I work for a daily news office and they have a web server for everyone can read the news. Now, we have problem with it, more and more people come more and more ours slowly. We use the caching for it but it is still slow. I need a solution for this.
My understanding of nginx is that it is a single threaded, but very fast server. Hence, if you have a multiple processor server, each instance of nginx will only use one processor. Solution, run multiple instances of nginx on a multiple processor server, and use a frontend to distribute requests to the different instances.
Norman is right. Using multi-process method is right approach for scalability in case of Nginx.
Also, it helps to evaluate your worker pipeline to see the throughput at each intersection. For example,
1. What does each request do? Does it involve making database queries?

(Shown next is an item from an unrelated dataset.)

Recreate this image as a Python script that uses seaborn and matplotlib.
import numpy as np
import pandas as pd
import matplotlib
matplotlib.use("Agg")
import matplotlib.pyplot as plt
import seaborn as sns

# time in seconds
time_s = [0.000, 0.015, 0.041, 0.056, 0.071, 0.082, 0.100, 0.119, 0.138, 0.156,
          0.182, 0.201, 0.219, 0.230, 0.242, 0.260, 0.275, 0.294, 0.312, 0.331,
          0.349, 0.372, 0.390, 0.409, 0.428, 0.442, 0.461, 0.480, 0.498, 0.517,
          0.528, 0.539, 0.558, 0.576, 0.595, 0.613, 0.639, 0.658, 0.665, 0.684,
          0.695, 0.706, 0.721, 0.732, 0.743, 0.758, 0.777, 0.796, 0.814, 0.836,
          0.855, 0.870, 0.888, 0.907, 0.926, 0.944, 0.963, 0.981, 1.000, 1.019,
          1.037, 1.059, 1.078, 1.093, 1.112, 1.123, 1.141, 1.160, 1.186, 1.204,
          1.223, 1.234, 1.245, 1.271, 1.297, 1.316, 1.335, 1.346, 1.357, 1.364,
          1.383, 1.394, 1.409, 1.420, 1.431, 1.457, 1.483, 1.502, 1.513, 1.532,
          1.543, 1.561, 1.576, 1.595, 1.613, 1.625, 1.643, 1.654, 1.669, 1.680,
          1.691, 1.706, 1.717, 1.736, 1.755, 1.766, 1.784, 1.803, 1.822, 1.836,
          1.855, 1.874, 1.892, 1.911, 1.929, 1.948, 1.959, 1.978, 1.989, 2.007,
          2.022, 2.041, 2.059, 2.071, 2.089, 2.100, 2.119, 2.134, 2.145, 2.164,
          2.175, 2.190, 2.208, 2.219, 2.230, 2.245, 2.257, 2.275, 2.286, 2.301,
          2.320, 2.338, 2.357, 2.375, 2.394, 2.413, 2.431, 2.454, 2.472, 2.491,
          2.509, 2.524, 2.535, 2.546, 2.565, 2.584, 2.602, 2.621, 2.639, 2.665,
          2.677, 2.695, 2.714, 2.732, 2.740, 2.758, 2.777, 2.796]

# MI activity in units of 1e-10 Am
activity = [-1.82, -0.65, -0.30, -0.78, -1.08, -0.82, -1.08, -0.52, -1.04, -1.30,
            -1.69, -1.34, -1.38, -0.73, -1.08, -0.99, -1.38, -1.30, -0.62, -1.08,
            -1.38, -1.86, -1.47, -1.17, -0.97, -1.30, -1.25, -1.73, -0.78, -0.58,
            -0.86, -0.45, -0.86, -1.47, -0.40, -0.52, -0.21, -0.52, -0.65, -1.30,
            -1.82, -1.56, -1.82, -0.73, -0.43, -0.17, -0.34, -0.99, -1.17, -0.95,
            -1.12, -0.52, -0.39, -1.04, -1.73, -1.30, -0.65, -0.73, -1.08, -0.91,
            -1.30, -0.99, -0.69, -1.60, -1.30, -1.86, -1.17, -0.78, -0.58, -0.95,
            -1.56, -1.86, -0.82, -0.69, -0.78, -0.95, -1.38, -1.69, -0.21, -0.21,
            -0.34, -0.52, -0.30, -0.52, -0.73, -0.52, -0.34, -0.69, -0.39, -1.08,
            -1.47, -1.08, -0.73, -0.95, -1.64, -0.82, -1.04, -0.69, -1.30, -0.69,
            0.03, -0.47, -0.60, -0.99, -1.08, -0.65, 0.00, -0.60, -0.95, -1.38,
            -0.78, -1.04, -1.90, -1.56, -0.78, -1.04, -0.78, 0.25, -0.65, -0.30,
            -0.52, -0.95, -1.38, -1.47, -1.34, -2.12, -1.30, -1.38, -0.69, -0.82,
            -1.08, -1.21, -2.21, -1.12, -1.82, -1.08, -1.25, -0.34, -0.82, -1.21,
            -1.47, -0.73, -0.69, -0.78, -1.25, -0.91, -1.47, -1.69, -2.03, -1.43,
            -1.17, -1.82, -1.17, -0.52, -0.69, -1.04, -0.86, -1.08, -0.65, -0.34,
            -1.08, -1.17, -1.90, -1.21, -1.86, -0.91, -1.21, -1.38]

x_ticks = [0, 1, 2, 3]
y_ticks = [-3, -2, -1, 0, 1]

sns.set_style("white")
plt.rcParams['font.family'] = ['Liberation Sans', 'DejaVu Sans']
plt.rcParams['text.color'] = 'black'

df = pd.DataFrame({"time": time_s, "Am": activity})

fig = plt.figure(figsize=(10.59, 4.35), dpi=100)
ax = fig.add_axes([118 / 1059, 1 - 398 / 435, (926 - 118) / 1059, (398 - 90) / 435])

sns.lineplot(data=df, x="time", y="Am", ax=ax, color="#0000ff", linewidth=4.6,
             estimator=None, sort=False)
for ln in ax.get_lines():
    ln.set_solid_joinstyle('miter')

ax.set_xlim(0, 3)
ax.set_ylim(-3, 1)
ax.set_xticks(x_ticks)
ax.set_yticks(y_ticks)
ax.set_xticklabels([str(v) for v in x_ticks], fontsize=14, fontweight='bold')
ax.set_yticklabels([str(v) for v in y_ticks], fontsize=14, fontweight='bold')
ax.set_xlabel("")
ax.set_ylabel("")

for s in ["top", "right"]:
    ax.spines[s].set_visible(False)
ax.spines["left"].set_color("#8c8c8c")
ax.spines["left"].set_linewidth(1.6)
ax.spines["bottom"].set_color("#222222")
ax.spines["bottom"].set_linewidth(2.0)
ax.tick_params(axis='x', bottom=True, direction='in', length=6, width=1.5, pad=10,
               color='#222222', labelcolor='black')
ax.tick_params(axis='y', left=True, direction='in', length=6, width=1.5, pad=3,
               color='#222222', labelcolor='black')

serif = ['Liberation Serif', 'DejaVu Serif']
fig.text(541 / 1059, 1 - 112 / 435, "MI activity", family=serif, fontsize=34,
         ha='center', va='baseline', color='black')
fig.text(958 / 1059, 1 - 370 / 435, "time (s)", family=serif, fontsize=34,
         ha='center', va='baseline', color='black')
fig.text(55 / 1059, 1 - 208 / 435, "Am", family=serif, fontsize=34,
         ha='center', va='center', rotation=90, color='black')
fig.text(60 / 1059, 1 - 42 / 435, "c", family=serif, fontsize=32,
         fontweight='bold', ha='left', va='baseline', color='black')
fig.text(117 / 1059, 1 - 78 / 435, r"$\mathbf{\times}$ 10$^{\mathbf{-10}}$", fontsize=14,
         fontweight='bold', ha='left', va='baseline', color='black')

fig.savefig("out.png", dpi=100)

2. What is the backend processing being used for serving the pages? FastCGI, PhP?? If so, have the caching been tuned to optimize the page rendering?
3. Has the content been separated correctly into static and dynamic parts, offloading the static content into a 'cookie-free' domain with correct cache-expires?
4. What is the cache miss rate? In few cases, such as wordpress backends, creating new pages could invalidate the complete cache for all other pages, if not configured correctly. Perhaps that setting can be checked.
Also, if there was indication that caching improved the performance (compared against having no cache), then using CDNs can be very helpful.